Parti’den yapılan açıklamada, “Bu tasarılar reform değil, ancak kaos yaratır” denilirken, hükümet “demokratik katılımcılık ilkesini dikkate almamakla “ suçlanarak, sunulan bu yasa tasarılarının komiteden geri çekilmesi gerektiği kaydedildi.

Açıklamada, yapılacak değişikliğin, “seçime üç ay kala, alelacele, hiçbir kriteri, raporu ve çalışmayı dikkate almayarak” değil, geçiş süreleri, iş birlikleri, bilimsel çalışmalar da öngörülerek, yerel paydaşların ve tüm tarafların katılımıyla toplum faydasına yapılacak bir değişiklik olması gerektiği belirtildi.

“HAZİRAN 2022 TARİHİNDE YAPILMASI ZORUNLULUK OLAN YEREL SEÇİMLER, ANAYASA’NIN ÖNGÖRDÜĞÜ ŞEKİLDE VE ZAMANDA YAPILMALIDIR”

İfade ettikleri anlayışla yapılacak bir çalışma için CTP’nin bütün kadrosuyla hazır olduğu belirtilen açıklamada, süreç hakkında yapılan değerlendirmeler şu şekilde paylaşıldı:

“1.Haziran 2022 tarihinde yapılması Anayasal bir zorunluluk olan Yerel Seçimler, Anayasa’nın öngördüğü şekilde ve zamanında yapılmalıdır.

2.Yerel yönetimler, halka en yakın birimlerdir. Sorumluluk alanları içerisinde gerek halkın ihtiyaçlarını karşılamak, gerekse yerelden kalkınmaya katkı sağlamak gibi önemli bir işleve sahiptirler. Bu nedenle Cumhuriyetçi Türk Partisi yerel yönetimleri ve yerinden yönetimi önemsemekte, belediyeler reformunu da kaçınılmaz görmektedir.

3.Belediyeler reformu, sadece belediye sayısını azaltmakla sınırlı bir çalışma değildir. Önemli olan reformun hangi kriterlere bağlı olarak yapılacağı ve kapsayacağı içeriktir.

4. Yerinden yönetimin güçlendirilmesi ise merkezi idarenin yetkisinde bulunan bazı sorumlulukların yerel yönetimlere aktarılması,  hizmet çeşitliliğinin artırılması demektir.

5. Reform adı altında yapılan çalışmada bazı belediyeler, bucak ve ilçe kavramları üzerinden kapatılmaktadır. Bu, doğru bir yaklaşım değildir. Belediyelerin birleştirilmesinde nüfus, ekonomi, coğrafi sınırlar, halka hizmet götürme olanağı gibi birçok kriter de dikkate alınmalıdır.

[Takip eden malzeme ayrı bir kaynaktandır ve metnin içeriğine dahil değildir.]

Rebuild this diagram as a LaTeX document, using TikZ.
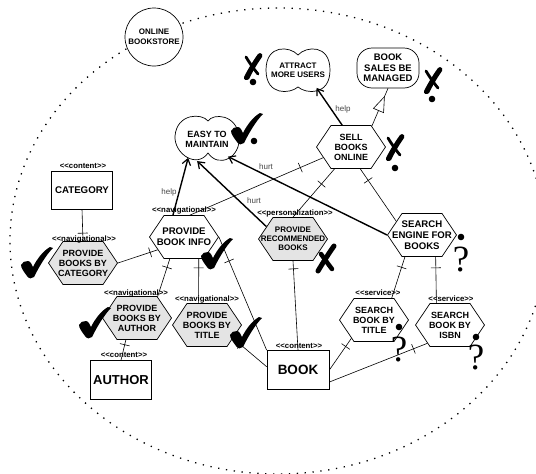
\documentclass[tikz,border=0pt]{standalone}
\usepackage{fontspec}
\setmainfont{Liberation Sans}
\newfontfamily\qfont{Liberation Serif}
\usetikzlibrary{shapes.symbols,shapes.geometric,arrows.meta,decorations.markings}

\definecolor{navgray}{RGB}{228,228,228}
\definecolor{lblgray}{RGB}{70,70,70}

\tikzset{
  conn/.style={line width=0.6pt},
  arr/.style={line width=1.4pt, -{Straight Barb[length=6pt,width=8.5pt,line width=1.2pt]}},
  tk/.style={postaction={decorate, decoration={markings,
      mark=at position #1 with {\draw[line width=0.6pt] (0pt,-5pt) -- (0pt,5pt);}}}},
  realize/.style={postaction={decorate, decoration={markings,
      mark=at position 32pt with {\draw[line width=0.6pt, fill=white]
        (0pt,0pt) -- (-15pt,5.5pt) -- (-15pt,-5.5pt) -- cycle;}}}},
  hexw/.style={shape=signal, signal to=east and west, signal pointer angle=112,
    draw, line width=0.7pt, fill=white, minimum width=69pt, minimum height=43pt, inner sep=0pt},
  hexg/.style={hexw, fill=navgray},
  htxt/.style={align=center, inner sep=0pt, font=\bfseries\fontsize{9}{10}\selectfont},
  content/.style={draw, line width=0.7pt, fill=white, minimum width=61pt, minimum height=38pt,
    inner sep=0pt, font=\bfseries\fontsize{9.7}{11}\selectfont},
  stereo/.style={inner sep=0pt, font=\bfseries\fontsize{7.8}{9}\selectfont},
  lbl/.style={inner sep=0pt, text=lblgray, font=\fontsize{8}{9}\selectfont},
  qmark/.style={inner sep=0pt, font=\qfont\fontsize{37}{40}\selectfont},
  boundary/.style={line width=1.3pt, dash pattern=on 1.3pt off 6.6pt},
  goal/.style={inner sep=0pt, align=center},
  checkmk/.pic={\fill (-16,3) .. controls (-15,0) and (-12,-1) .. (-9,-1)
      .. controls (-7,-1) and (-5,2) .. (-4,5)
      .. controls (0,-3) and (6,-11) .. (13,-15) -- (16,-14)
      .. controls (8,-6) and (1,7) .. (-3,15)
      .. controls (-5,17) and (-8,17) .. (-10,14)
      .. controls (-13,10) and (-16,6) .. (-16,3) -- cycle;},
  xmk/.pic={\fill (7,-13) .. controls (9,-13) and (10,-11) .. (9,-9)
        .. controls (4,-2) and (0,5) .. (-4,13)
        .. controls (-6,15) and (-10,14) .. (-9,11)
        .. controls (-5,3) and (0,-5) .. (5,-12) -- cycle;
      \draw[line width=2.8pt, line cap=round] (-7,-9) .. controls (-4,-4) and (0,2) .. (5,8);},
  xmkheavy/.pic={\draw[line width=5pt, line cap=round] (8,-12) .. controls (3,-5) and (-2,3) .. (-8,13);
      \draw[line width=4.5pt, line cap=round] (-5,-4) .. controls (-2,0) and (2,6) .. (6,11);},
}

\begin{document}
\begin{tikzpicture}[x=1pt,y=-1pt]
\useasboundingbox (0,0) rectangle (536,474);

% system boundary
\draw[boundary] (278,241) ellipse [x radius=268pt, y radius=233pt];
\node[circle, draw, line width=0.7pt, fill=white, minimum size=58pt, inner sep=0pt, align=center,
      font=\bfseries\fontsize{8}{10}\selectfont] (store) at (154,37) {ONLINE\\BOOKSTORE};

% soft goals
\node[ellipse, minimum width=64pt, minimum height=46pt, inner sep=0pt] (easy) at (207,139) {};
\draw[line width=0.7pt, shift={(easy.center)}]
  (1,-18) .. controls (-5,-26) and (-30,-26) .. (-32,-3)
  .. controls (-33,15) and (-10,30) .. (1,14)
  .. controls (12,30) and (34,18) .. (32,-2)
  .. controls (30,-25) and (6,-26) .. (1,-18) -- cycle;
\node[goal, font=\bfseries\fontsize{9}{10}\selectfont] (easyT) at (easy) {EASY TO\\MAINTAIN};

\node[ellipse, minimum width=65pt, minimum height=43pt, inner sep=0pt] (attract) at (298,70) {};
\draw[line width=0.7pt, shift={(attract.center)}]
  (0,-15) .. controls (-8,-24) and (-32,-26) .. (-32,0)
  .. controls (-32,26) and (-8,24) .. (0,17)
  .. controls (8,24) and (32,26) .. (32,0)
  .. controls (32,-26) and (8,-24) .. (0,-15) -- cycle;
\node[goal, font=\bfseries\fontsize{8}{9}\selectfont] (attractT) at (attract) {ATTRACT\\MORE USERS};

\node[draw, line width=0.7pt, rounded corners=15pt, minimum width=62pt, minimum height=40pt,
      inner sep=0pt, align=center, font=\bfseries\fontsize{9.5}{10.5}\selectfont]
      (sales) at (388,68) {BOOK\\SALES BE\\MANAGED};

% use cases
\node[hexw] (sell) at (351,147) {};
\node[htxt] (sellT) at (sell) {SELL\\BOOKS\\ONLINE};
\node[hexw] (info) at (184,237) {};
\node[htxt, font=\bfseries\fontsize{9.6}{11}\selectfont] (infoT) at (info) {PROVIDE\\BOOK INFO};
\node[hexg] (pcat) at (83,263) {};
\node[htxt] (pcatT) at (pcat) {PROVIDE\\BOOKS BY\\CATEGORY};
\node[hexg] (pauth) at (137,318) {};
\node[htxt] (pauthT) at (pauth) {PROVIDE\\BOOKS BY\\AUTHOR};
\node[hexg] (ptitle) at (207,325) {};
\node[htxt] (ptitleT) at (ptitle) {PROVIDE\\BOOKS BY\\TITLE};
\node[hexg] (rec) at (293,239) {};
\node[htxt, font=\bfseries\fontsize{8}{9}\selectfont] (recT) at (rec) {PROVIDE\\RECOMMENDED\\BOOKS};
\node[hexw] (engine) at (422,235) {};
\node[htxt, font=\bfseries\fontsize{9.6}{11}\selectfont] (engineT) at (engine) {SEARCH\\ENGINE FOR\\BOOKS};
\node[hexw] (sbt) at (374,320) {};
\node[htxt] (sbtT) at (sbt) {SEARCH\\BOOK BY\\TITLE};
\node[hexw] (sbi) at (450,325) {};
\node[htxt] (sbiT) at (sbi) {SEARCH\\BOOK BY\\ISBN};

% content classes
\node[content] (category) at (82,190) {CATEGORY};
\node[content, minimum height=39pt, font=\bfseries\fontsize{13}{15}\selectfont] (author) at (121,380) {AUTHOR};
\node[content, minimum width=62pt, minimum height=39pt, font=\bfseries\fontsize{13.5}{15}\selectfont] (book) at (298,370) {BOOK};

% stereotypes
\node[stereo] (categoryS) at (83,166) {<\kern0pt<content>\kern0pt>};
\node[stereo] (pcatS) at (84,239) {<\kern0pt<navigational>\kern0pt>};
\node[stereo] (infoS) at (184,210) {<\kern0pt<navigational>\kern0pt>};
\node[stereo] (pauthS) at (136,293) {<\kern0pt<navigational>\kern0pt>};
\node[stereo] (ptitleS) at (207,299) {<\kern0pt<navigational>\kern0pt>};
\node[stereo] (recS) at (295,213) {<\kern0pt<personalization>\kern0pt>};
\node[stereo] (sbtS) at (378,293) {<\kern0pt<service>\kern0pt>};
\node[stereo] (sbiS) at (451,299) {<\kern0pt<service>\kern0pt>};
\node[stereo] (authorS) at (124,355) {<\kern0pt<content>\kern0pt>};
\node[stereo] (bookS) at (299,346) {<\kern0pt<content>\kern0pt>};

% associations
\draw[conn, tk=8pt] (pcat.north) -- (category.south);
\draw[conn, tk=8pt] (info.206) -- (pcat.east);
\draw[conn, tk=9pt] (info.237) -- (pauth.46);
\draw[conn, tk=9pt] (info.304) -- (ptitle.111);
\draw[conn, tk=26pt] (info.east) -- (book.north west);
\draw[conn, tk=5pt] (pauth.243) -- (author.north);
\draw[conn, tk=10pt] (ptitle.333) -- (book.174);
\draw[conn, tk=8pt] (rec.south) -- (book.north);
\draw[conn, tk=10pt] (sbt.219) -- (book.east);
\draw[conn, tk=15pt] (sbi.219) -- (book.339);
\draw[conn, tk=11pt] (engine.232) -- (sbt.51);
\draw[conn, tk=11pt] (engine.302) -- (sbi.122);
\draw[conn, tk=14pt] (sell.293) -- (engine.152);
\draw[conn, tk=20pt] (sell.233) -- (rec.north);
\draw[conn, tk=25pt] (sell.201) -- (info.75);

% contributions
\draw[arr] (sell.112) -- (attract.316);
\draw[arr] (info.117) -- (easy.225);
\draw[arr] (rec.155) -- (easy.246);
\draw[arr] (engine.west) -- (easy.320);
\draw[conn, realize] (sell.45) -- (sales.south);

\node[lbl] (help1) at (343,109) {help};
\node[lbl] (help2) at (169,192) {help};
\node[lbl] (hurt1) at (266,167) {hurt};
\node[lbl] (hurt2) at (254,201) {hurt};

% evaluation marks
\pic at (247,128) {checkmk};
\fill (254,141) circle[radius=3.3pt];
\pic at (37,262) {checkmk};
\pic at (217,253) {checkmk};
\pic at (95,322) {checkmk};
\pic at (246,332) {checkmk};

\pic at (253,66) {xmk};
\fill (253,82) circle[radius=3.3pt];
\pic at (433,80) {xmk};
\fill (432,99) circle[radius=3.3pt];
\pic at (395,147) {xmk};
\fill (395,168) circle[radius=3.3pt];
\pic at (326,258) {xmkheavy};

\fill (461,237) circle[radius=3.3pt];
\node[qmark] (q1) at (461,260) {?};
\fill (399,327) circle[radius=3.3pt];
\node[qmark] (q2) at (399,350) {?};
\fill (476,337) circle[radius=3.3pt];
\node[qmark] (q3) at (476,358) {?};
\end{tikzpicture}
\end{document}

6. Yurttaşların daha iyi ve kaliteli hizmet alabilmesi için yerel yönetimlerin özerkliği, mali gücü, yetki ve sorumlulukları, bütünsel bir yaklaşımla ele alınmalıdır. Bunun, demokratik katılımcılık ilkesine bağlı olacak şekilde yapılması gerekmektedir.

7.Yerel yönetimlerin tutarlılık, sorumluluk, hesap verebilirlik, adillik, katılımcılık, şeffaflık, etkinlik, çalışma uyumu, hukuka bağlılık, yerindelik ve ölçülülük prensipleri üzerine kurgulanması gerekmektedir.

8.Yerel yönetimlerin, yönetsel denetiminin niteliği ve sınırı, yerel yönetimlerin kaynak özerkliği, yerel yönetimler arası ve merkezi idareler ile yerel yönetimler arası işbirliği ve dayanışmanın esaslarının Avrupa Yerel Özerklik Şartı kriterlerine uygun bir şekilde düzenlenmesi gerekmektedir.

9.Herhangi bir bilimsel gerekçeye veya çalışma raporuna dayanmaksızın, sadece belediye sayıları üzerinden öne sürülen bir reform iddiası ancak kaos yaratacaktır. Söz konusu durum bizleri, özerk yerel yönetimler ile daha iyi hizmet veren kurumların oluşması amacına ulaştıramaz.

10.Toplu İş Sözleşmesi düzenini ortadan kaldıran ve emekçilerin haklarını gerileten, müşavirlik sistemi yaratan, personel intibaklarını ve birleştirilmesi öngörülen beldelerde taşınır-taşınmaz, borç, alacak ve diğer hakların hangi kriterler çerçevesinde ele alınacağı da belli değildir. Kurulması öngörülen teknik kurulların çalışma esasları ve yetkilerinin belli olmadığı, kayyum nitelikli yetkilerin, merkezi idareye verildiği bu tasarılar, reform değil, ancak kaos yaratır.”